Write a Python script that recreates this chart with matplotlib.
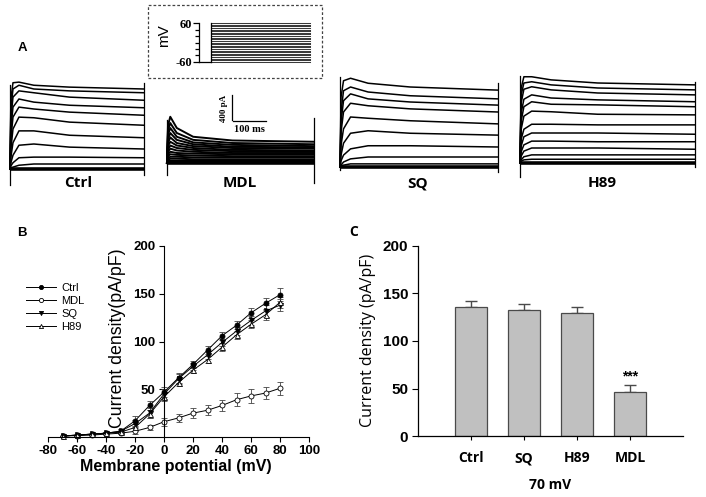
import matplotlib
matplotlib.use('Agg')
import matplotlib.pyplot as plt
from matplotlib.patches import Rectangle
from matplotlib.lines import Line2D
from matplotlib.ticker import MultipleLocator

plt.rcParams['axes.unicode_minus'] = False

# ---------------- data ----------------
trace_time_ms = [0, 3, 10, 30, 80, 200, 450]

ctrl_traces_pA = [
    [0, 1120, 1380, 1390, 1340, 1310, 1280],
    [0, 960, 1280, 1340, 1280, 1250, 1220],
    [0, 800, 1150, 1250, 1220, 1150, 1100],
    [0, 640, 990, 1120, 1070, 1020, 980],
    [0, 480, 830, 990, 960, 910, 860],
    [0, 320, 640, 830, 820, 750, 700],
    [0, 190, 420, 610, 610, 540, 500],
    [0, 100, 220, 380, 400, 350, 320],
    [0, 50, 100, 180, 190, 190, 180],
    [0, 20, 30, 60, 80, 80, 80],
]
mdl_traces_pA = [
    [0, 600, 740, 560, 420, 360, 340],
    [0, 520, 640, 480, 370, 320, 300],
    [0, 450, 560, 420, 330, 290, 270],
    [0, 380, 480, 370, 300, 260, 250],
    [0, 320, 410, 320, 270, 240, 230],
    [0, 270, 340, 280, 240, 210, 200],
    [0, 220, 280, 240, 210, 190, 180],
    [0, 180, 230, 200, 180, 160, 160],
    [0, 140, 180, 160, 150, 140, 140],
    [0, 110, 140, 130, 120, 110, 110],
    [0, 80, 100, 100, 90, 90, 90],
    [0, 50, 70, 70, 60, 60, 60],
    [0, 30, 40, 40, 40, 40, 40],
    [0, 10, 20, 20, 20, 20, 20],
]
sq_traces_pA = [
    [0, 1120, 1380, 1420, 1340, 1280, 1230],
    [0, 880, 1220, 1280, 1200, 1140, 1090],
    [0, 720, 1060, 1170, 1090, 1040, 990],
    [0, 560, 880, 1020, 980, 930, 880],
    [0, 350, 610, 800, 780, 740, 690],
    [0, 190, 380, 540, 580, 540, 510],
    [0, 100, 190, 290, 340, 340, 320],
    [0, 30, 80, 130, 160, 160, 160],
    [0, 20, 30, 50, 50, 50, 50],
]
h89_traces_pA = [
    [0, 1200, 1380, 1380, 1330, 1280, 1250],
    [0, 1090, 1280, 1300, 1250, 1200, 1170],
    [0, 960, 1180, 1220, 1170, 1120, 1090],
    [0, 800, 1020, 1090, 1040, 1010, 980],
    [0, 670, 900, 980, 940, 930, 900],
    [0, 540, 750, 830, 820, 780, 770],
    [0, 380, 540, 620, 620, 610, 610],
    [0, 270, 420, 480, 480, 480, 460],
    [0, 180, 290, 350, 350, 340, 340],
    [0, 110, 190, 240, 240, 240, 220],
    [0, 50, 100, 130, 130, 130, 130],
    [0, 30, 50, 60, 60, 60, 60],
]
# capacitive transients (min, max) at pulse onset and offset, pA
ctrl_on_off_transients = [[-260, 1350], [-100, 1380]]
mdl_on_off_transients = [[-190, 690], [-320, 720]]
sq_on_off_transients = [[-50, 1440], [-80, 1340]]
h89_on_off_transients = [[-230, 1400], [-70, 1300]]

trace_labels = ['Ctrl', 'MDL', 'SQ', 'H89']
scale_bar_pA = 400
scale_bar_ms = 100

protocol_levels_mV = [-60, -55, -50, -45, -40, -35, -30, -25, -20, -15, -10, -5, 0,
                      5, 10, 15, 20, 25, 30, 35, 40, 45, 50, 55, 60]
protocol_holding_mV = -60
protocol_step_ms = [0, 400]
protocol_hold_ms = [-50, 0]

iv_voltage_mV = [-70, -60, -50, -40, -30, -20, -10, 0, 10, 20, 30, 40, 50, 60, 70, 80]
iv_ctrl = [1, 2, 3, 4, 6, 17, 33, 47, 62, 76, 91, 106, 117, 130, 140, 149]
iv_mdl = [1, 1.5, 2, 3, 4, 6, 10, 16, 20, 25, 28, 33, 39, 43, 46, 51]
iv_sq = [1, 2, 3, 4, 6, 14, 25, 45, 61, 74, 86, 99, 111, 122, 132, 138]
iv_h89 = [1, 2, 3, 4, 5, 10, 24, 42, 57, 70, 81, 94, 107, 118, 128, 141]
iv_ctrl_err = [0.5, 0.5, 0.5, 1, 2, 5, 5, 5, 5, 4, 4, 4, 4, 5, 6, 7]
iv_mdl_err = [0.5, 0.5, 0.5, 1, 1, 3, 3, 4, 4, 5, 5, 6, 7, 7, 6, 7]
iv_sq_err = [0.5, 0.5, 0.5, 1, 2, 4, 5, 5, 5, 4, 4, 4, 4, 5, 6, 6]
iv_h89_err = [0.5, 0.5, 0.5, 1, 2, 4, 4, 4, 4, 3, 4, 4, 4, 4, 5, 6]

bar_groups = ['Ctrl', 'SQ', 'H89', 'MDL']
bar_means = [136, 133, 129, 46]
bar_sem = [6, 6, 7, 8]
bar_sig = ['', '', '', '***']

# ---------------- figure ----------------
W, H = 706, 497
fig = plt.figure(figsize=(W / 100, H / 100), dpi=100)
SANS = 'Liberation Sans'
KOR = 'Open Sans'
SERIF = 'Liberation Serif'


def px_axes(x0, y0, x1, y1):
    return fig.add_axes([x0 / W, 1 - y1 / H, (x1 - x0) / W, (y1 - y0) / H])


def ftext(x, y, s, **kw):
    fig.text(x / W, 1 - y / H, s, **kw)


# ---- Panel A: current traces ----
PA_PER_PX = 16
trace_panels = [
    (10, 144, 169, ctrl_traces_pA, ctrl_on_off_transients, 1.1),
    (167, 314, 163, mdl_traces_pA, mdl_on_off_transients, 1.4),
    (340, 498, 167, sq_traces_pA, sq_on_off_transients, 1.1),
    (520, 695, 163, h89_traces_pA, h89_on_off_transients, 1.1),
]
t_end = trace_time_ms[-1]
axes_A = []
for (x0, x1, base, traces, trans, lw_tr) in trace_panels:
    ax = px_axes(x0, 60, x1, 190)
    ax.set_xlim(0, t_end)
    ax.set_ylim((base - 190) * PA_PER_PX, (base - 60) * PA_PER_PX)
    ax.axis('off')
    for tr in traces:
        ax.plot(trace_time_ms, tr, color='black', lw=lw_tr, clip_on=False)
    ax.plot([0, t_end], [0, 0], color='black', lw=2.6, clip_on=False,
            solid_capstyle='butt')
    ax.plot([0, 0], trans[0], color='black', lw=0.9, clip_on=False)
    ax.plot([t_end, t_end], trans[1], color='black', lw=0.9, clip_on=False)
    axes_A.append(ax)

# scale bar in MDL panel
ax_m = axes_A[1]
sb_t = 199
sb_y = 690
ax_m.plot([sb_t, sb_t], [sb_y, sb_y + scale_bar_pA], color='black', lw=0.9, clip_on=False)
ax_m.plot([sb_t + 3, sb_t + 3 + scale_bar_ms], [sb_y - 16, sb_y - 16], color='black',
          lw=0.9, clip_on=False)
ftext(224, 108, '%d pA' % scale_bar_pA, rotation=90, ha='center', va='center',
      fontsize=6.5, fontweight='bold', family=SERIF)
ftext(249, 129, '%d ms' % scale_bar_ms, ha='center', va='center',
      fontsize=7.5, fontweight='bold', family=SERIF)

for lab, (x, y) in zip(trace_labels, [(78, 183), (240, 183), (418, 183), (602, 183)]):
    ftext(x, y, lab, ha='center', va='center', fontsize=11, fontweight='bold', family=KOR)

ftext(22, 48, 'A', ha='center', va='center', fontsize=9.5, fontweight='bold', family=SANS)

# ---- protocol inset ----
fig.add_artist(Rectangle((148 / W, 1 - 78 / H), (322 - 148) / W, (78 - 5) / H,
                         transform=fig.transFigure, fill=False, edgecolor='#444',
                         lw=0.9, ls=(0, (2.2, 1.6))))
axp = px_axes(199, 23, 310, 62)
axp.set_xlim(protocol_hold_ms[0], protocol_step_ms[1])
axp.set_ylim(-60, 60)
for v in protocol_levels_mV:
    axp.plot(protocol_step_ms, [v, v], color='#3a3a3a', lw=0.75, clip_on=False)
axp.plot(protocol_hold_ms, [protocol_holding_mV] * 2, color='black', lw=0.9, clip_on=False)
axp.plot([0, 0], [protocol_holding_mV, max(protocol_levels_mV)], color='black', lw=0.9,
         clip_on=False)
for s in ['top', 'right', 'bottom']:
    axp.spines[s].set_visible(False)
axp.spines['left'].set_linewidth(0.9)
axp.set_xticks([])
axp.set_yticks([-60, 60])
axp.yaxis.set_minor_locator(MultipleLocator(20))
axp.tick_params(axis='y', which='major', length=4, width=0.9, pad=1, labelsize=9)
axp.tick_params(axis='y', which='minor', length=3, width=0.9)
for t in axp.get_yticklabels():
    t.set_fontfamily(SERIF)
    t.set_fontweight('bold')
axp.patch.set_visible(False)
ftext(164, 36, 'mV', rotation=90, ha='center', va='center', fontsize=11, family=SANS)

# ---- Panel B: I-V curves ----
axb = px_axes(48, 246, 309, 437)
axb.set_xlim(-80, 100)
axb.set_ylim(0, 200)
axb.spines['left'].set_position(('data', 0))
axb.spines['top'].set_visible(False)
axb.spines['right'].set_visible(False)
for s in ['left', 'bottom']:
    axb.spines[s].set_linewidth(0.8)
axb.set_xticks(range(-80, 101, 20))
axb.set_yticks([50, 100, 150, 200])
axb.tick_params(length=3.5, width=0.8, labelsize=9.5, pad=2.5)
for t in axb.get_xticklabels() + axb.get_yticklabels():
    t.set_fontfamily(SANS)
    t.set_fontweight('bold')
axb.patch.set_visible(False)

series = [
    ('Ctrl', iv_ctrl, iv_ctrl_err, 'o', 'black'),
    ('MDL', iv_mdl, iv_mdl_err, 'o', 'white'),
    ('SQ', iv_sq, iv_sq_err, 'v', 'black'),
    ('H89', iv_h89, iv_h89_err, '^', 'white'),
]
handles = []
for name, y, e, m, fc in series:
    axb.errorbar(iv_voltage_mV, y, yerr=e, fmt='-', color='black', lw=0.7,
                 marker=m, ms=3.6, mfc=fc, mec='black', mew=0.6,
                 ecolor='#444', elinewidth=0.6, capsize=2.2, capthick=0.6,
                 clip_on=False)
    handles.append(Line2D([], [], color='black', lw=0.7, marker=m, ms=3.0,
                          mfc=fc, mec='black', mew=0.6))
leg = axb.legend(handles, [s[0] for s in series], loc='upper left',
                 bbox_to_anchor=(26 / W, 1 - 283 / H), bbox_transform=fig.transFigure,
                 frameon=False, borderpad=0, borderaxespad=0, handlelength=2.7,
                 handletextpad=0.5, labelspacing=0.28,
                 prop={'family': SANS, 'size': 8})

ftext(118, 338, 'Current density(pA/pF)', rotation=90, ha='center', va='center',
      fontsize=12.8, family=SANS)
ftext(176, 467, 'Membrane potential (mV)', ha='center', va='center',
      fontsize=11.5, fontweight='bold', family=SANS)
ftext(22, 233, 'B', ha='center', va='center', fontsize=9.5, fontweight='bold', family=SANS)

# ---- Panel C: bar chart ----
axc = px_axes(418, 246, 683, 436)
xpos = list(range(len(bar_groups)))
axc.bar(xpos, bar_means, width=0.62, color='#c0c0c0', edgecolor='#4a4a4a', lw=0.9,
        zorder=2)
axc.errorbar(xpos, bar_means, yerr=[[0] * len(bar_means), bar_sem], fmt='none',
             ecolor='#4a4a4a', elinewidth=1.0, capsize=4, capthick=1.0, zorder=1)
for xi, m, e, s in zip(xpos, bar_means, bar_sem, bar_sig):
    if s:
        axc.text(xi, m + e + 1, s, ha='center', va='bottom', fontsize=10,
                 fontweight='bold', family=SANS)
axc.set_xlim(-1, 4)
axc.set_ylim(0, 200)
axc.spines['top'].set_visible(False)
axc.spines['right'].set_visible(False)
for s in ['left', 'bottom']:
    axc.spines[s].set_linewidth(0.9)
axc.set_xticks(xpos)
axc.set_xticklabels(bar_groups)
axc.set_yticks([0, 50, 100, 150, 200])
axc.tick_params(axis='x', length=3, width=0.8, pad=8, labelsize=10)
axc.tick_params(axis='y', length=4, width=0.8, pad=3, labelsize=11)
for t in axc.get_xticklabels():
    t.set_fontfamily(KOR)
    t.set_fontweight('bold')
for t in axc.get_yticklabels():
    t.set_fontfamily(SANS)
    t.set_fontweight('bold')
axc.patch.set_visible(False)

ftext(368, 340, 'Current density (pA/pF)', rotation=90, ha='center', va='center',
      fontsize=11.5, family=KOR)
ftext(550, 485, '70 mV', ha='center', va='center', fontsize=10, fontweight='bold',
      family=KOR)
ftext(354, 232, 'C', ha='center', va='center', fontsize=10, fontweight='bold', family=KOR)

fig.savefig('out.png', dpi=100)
────────────────────────────────────────
Required work
Repeat the lines of the listing above verbatim, beginning at its first line and ending at the line containing "trace_time_ms = [0, 3, 10, 30, 80, 200, 450]", which is included. Omit pictures.

Solution
Write a Python script that recreates this chart with matplotlib.
import matplotlib
matplotlib.use('Agg')
import matplotlib.pyplot as plt
from matplotlib.patches import Rectangle
from matplotlib.lines import Line2D
from matplotlib.ticker import MultipleLocator

plt.rcParams['axes.unicode_minus'] = False

# ---------------- data ----------------
trace_time_ms = [0, 3, 10, 30, 80, 200, 450]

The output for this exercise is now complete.